Glickman’s letter was to Charles M. Schulz, the author of the Peanuts’ comic strip. Peanuts was syndicated in hundreds of newspapers around the world. It was and still is a well-known comic strip that people could read and relate. People loved the characters too, Charlie Brown, Peppermint Patty, Snoopy, Lucy, and the rest of the gang. However, the only thing missing in the comic was a person of color. Of course, the #black community was tired of seeing faces in the positive spotlight that looked nothing like them. Glickman felt that if the comic which was so well loved by millions of people could show black and white children getting along, it would set a new pace for black and white children in the real world. The letter written to Schulz can be found at the Schulz museum. When Schulz responded in his letter back to Glickman he sympathetically but negatively declined the idea of a black character. In his letter he described the fear as many other cartoonists had about adding a black character to their comics.

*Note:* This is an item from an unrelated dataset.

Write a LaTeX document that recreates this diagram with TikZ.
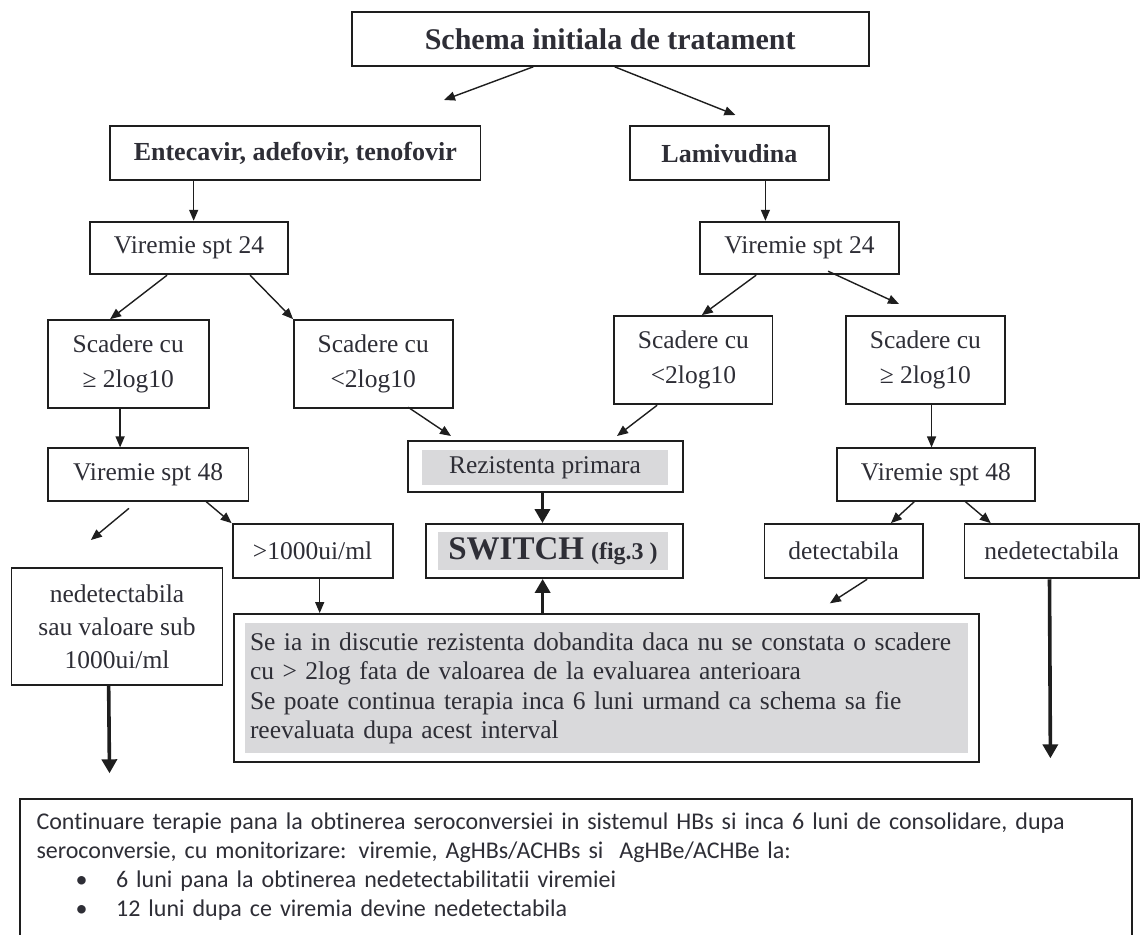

Glickman did not look at Schulz’s letter as a denial. Instead, she begin writing letters to #African American friends to get their reaction about adding a black character to Peanuts. Many of them wrote back and Glickman forwarded the letters to Schulz. Reluctant to create the black character Schulz did in fact begin to take the steps to produce the strip. On July 29 something amazing happened in the world of Peanuts, and his name was Franklin. Charlie Brown and Franklin met on the beach over a beach ball, and they became friends. Yes, people across the world took notice of the change to Peanuts. People in the South gave Schulz a difficult time, but he fired back and told publishers to print the strip the way he drew it, or he would quit. Charlie Brown never talked about Franklin being black, but a strip did later come out with Peppermint Patty making reference to Franklin being black.